• **Given material**
──────────
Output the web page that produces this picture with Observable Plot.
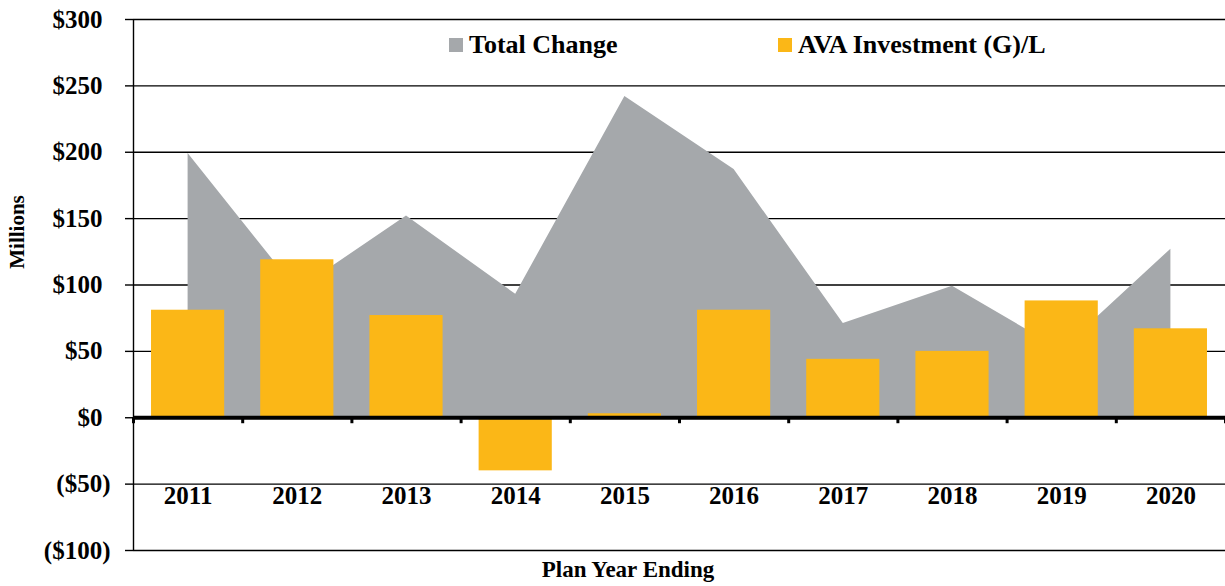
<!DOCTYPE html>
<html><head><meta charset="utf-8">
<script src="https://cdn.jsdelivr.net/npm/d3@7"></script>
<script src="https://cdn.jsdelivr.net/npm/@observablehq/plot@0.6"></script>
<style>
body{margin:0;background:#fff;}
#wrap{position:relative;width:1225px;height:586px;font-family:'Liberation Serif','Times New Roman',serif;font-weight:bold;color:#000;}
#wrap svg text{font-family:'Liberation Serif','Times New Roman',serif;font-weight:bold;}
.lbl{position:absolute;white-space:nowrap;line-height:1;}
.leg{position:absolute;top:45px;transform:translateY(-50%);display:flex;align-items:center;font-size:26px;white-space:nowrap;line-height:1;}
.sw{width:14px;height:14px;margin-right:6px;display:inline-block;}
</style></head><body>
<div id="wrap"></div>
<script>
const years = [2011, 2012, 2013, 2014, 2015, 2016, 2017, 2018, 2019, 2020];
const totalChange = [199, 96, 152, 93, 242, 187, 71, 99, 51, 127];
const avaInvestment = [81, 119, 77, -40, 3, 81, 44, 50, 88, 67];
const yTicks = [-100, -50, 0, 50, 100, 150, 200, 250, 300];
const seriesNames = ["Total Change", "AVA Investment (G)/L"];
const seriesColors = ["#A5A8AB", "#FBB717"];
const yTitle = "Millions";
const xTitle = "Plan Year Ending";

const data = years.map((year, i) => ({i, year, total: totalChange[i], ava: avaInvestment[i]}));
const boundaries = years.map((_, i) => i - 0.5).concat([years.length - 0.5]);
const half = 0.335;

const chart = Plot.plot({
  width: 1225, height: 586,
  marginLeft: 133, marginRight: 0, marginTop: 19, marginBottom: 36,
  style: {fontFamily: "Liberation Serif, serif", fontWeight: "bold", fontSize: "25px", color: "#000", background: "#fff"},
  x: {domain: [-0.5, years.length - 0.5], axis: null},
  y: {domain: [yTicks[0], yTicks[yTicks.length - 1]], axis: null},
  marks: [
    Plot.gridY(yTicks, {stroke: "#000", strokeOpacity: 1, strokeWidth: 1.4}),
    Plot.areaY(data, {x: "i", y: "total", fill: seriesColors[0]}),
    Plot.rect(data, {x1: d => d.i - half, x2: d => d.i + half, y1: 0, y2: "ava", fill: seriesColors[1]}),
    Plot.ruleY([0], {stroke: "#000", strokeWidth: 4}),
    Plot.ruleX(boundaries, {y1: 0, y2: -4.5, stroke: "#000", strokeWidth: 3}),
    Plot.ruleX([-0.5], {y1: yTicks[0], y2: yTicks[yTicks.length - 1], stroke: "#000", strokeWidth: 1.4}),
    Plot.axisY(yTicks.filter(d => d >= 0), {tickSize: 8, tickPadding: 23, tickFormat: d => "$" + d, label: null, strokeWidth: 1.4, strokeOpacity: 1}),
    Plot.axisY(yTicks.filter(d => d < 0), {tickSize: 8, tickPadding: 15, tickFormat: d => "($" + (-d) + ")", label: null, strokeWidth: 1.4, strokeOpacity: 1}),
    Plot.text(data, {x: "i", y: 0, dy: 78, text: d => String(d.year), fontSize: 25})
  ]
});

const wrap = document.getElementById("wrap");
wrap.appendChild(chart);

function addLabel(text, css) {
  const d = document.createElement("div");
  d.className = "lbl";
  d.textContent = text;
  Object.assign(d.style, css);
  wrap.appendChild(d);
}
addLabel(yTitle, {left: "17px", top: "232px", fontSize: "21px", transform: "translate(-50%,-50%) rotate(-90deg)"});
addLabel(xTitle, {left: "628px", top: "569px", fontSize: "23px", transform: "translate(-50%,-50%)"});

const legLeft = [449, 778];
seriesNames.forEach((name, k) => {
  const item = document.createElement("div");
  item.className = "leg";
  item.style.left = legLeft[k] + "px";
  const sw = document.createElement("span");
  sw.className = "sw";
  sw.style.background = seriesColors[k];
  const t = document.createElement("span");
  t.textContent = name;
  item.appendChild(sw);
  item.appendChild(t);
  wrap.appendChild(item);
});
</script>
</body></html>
──────────
Return the listing above unchanged, apart from dropping its pictures.

• **Result**
Output the web page that produces this picture with Observable Plot.
<!DOCTYPE html>
<html><head><meta charset="utf-8">
<script src="https://cdn.jsdelivr.net/npm/d3@7"></script>
<script src="https://cdn.jsdelivr.net/npm/@observablehq/plot@0.6"></script>
<style>
body{margin:0;background:#fff;}
#wrap{position:relative;width:1225px;height:586px;font-family:'Liberation Serif','Times New Roman',serif;font-weight:bold;color:#000;}
#wrap svg text{font-family:'Liberation Serif','Times New Roman',serif;font-weight:bold;}
.lbl{position:absolute;white-space:nowrap;line-height:1;}
.leg{position:absolute;top:45px;transform:translateY(-50%);display:flex;align-items:center;font-size:26px;white-space:nowrap;line-height:1;}
.sw{width:14px;height:14px;margin-right:6px;display:inline-block;}
</style></head><body>
<div id="wrap"></div>
<script>
const years = [2011, 2012, 2013, 2014, 2015, 2016, 2017, 2018, 2019, 2020];
const totalChange = [199, 96, 152, 93, 242, 187, 71, 99, 51, 127];
const avaInvestment = [81, 119, 77, -40, 3, 81, 44, 50, 88, 67];
const yTicks = [-100, -50, 0, 50, 100, 150, 200, 250, 300];
const seriesNames = ["Total Change", "AVA Investment (G)/L"];
const seriesColors = ["#A5A8AB", "#FBB717"];
const yTitle = "Millions";
const xTitle = "Plan Year Ending";

const data = years.map((year, i) => ({i, year, total: totalChange[i], ava: avaInvestment[i]}));
const boundaries = years.map((_, i) => i - 0.5).concat([years.length - 0.5]);
const half = 0.335;

const chart = Plot.plot({
  width: 1225, height: 586,
  marginLeft: 133, marginRight: 0, marginTop: 19, marginBottom: 36,
  style: {fontFamily: "Liberation Serif, serif", fontWeight: "bold", fontSize: "25px", color: "#000", background: "#fff"},
  x: {domain: [-0.5, years.length - 0.5], axis: null},
  y: {domain: [yTicks[0], yTicks[yTicks.length - 1]], axis: null},
  marks: [
    Plot.gridY(yTicks, {stroke: "#000", strokeOpacity: 1, strokeWidth: 1.4}),
    Plot.areaY(data, {x: "i", y: "total", fill: seriesColors[0]}),
    Plot.rect(data, {x1: d => d.i - half, x2: d => d.i + half, y1: 0, y2: "ava", fill: seriesColors[1]}),
    Plot.ruleY([0], {stroke: "#000", strokeWidth: 4}),
    Plot.ruleX(boundaries, {y1: 0, y2: -4.5, stroke: "#000", strokeWidth: 3}),
    Plot.ruleX([-0.5], {y1: yTicks[0], y2: yTicks[yTicks.length - 1], stroke: "#000", strokeWidth: 1.4}),
    Plot.axisY(yTicks.filter(d => d >= 0), {tickSize: 8, tickPadding: 23, tickFormat: d => "$" + d, label: null, strokeWidth: 1.4, strokeOpacity: 1}),
    Plot.axisY(yTicks.filter(d => d < 0), {tickSize: 8, tickPadding: 15, tickFormat: d => "($" + (-d) + ")", label: null, strokeWidth: 1.4, strokeOpacity: 1}),
    Plot.text(data, {x: "i", y: 0, dy: 78, text: d => String(d.year), fontSize: 25})
  ]
});

const wrap = document.getElementById("wrap");
wrap.appendChild(chart);

function addLabel(text, css) {
  const d = document.createElement("div");
  d.className = "lbl";
  d.textContent = text;
  Object.assign(d.style, css);
  wrap.appendChild(d);
}
addLabel(yTitle, {left: "17px", top: "232px", fontSize: "21px", transform: "translate(-50%,-50%) rotate(-90deg)"});
addLabel(xTitle, {left: "628px", top: "569px", fontSize: "23px", transform: "translate(-50%,-50%)"});

const legLeft = [449, 778];
seriesNames.forEach((name, k) => {
  const item = document.createElement("div");
  item.className = "leg";
  item.style.left = legLeft[k] + "px";
  const sw = document.createElement("span");
  sw.className = "sw";
  sw.style.background = seriesColors[k];
  const t = document.createElement("span");
  t.textContent = name;
  item.appendChild(sw);
  item.appendChild(t);
  wrap.appendChild(item);
});
</script>
</body></html>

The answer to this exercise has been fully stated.